AAL is down more than 40% this year, while LUV is off by 22%
Airline stocks are in focus today, after sector stalwarts American Airlines Group Inc (NASDAQ:AAL) and Southwest Airlines (NYSE:LUV) stepped into the earnings confessional. Both airliners reported a smaller-than-expected first-quarter loss and withdrew their full-year guidance, mirroring Delta Air Lines (DAL) and United Airlines (UAL) amid an increasingly murky U.S. economic outlook.

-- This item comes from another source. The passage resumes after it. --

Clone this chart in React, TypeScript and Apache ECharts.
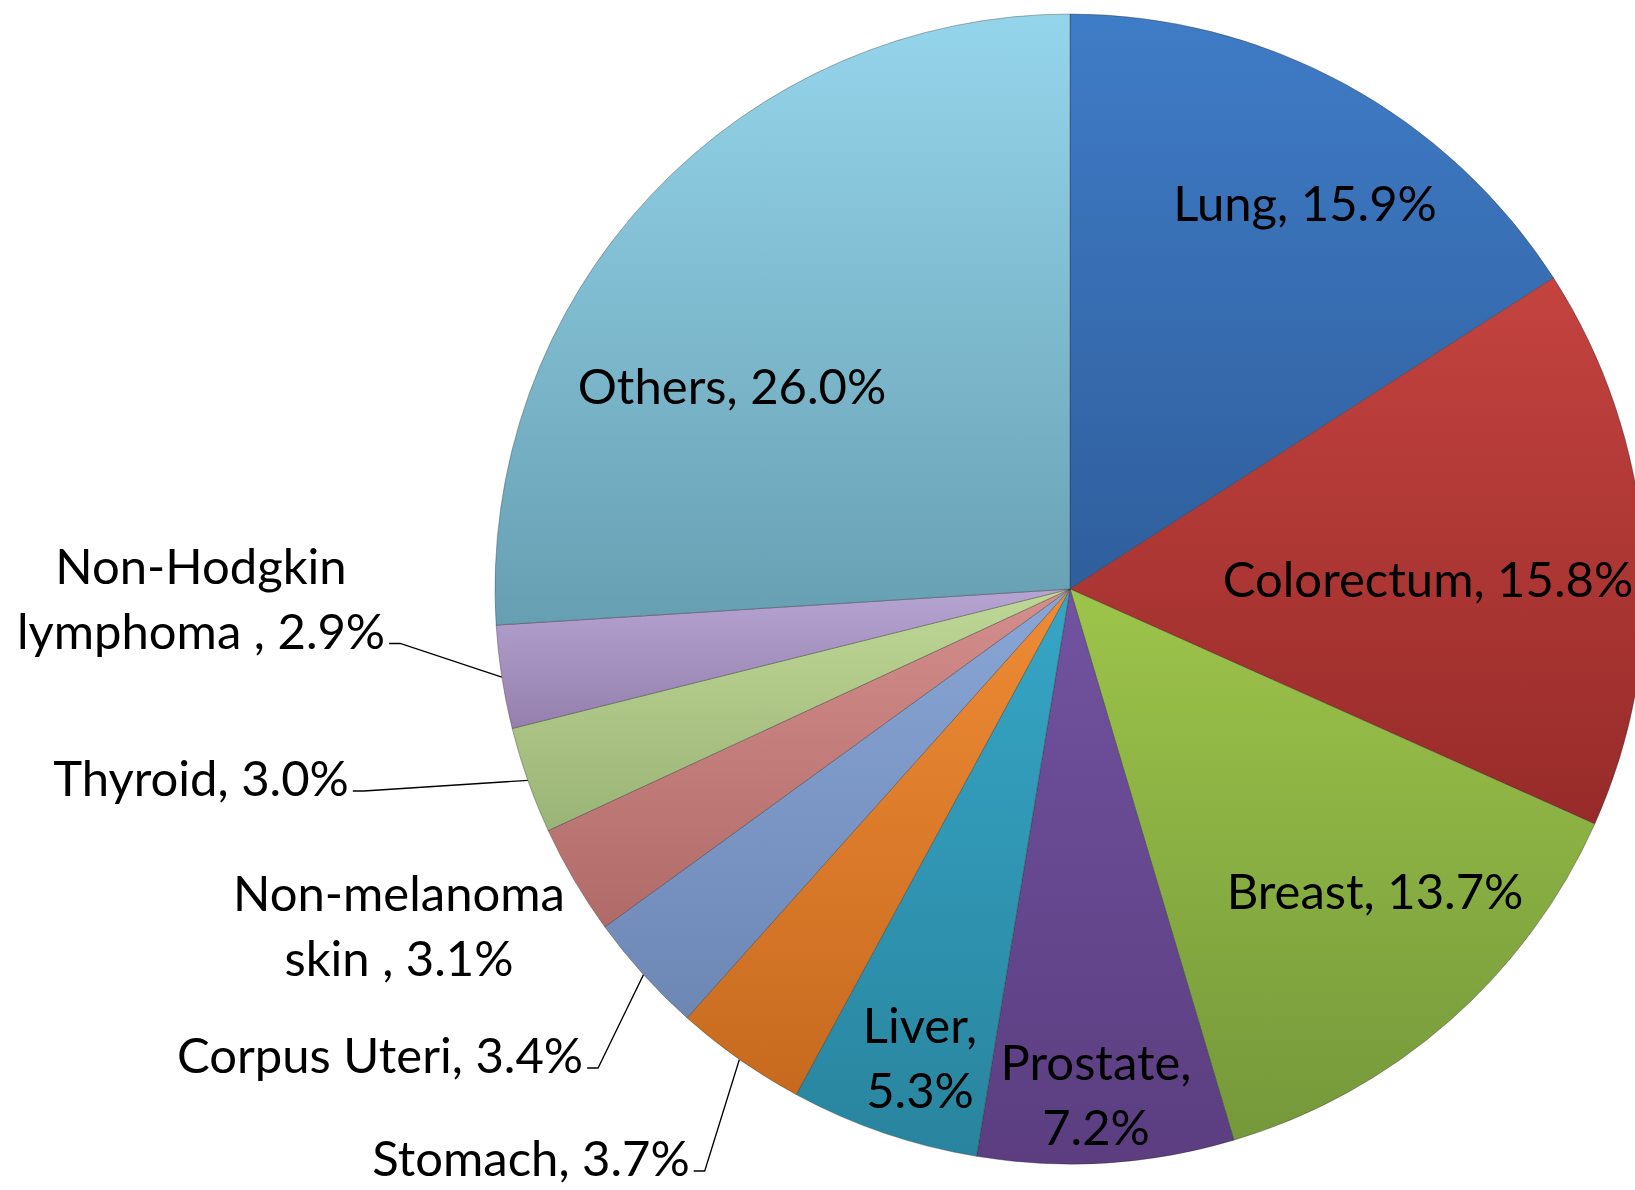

AAL was last seen up 2.5% to trade at $9.56, consolidating around its April 4, nearly five-year low of $8.50. The shares are 45% lower in 2025 and down 31% year over year, with the descending 20-day moving average keeping a lid on rallies since a late January post-earnings bear gap. LUV, meanwhile, is 2.7% higher today to trade at $26.21, but is down 22% in 2025 and almost 11% year-over-year.

The chart above shows similar technical profiles, but the stocks differ in two areas. First, AAL is more of a downgrade risk going forward. Of the 20 brokerages covering AAL, 11 maintain a "buy" or better rating, with only one "sell" on the books. Plus, the consensus 12-month price target of $56.30 is a 54% premium from its current perch. Analysts are more in tune with struggling Southwest, with the majority carrying a "hold" rating.
Options traders' strategy should also differ, depending on the stock. AAL tended to outperformed options traders' volatility expectations in the last year, per its Schaeffer's Volatility Scorecard (SVS) of 96 out of 100. LUV, meanwhile, sports a SVS of 1 out of 100, making a premium-selling strategy the prudent move.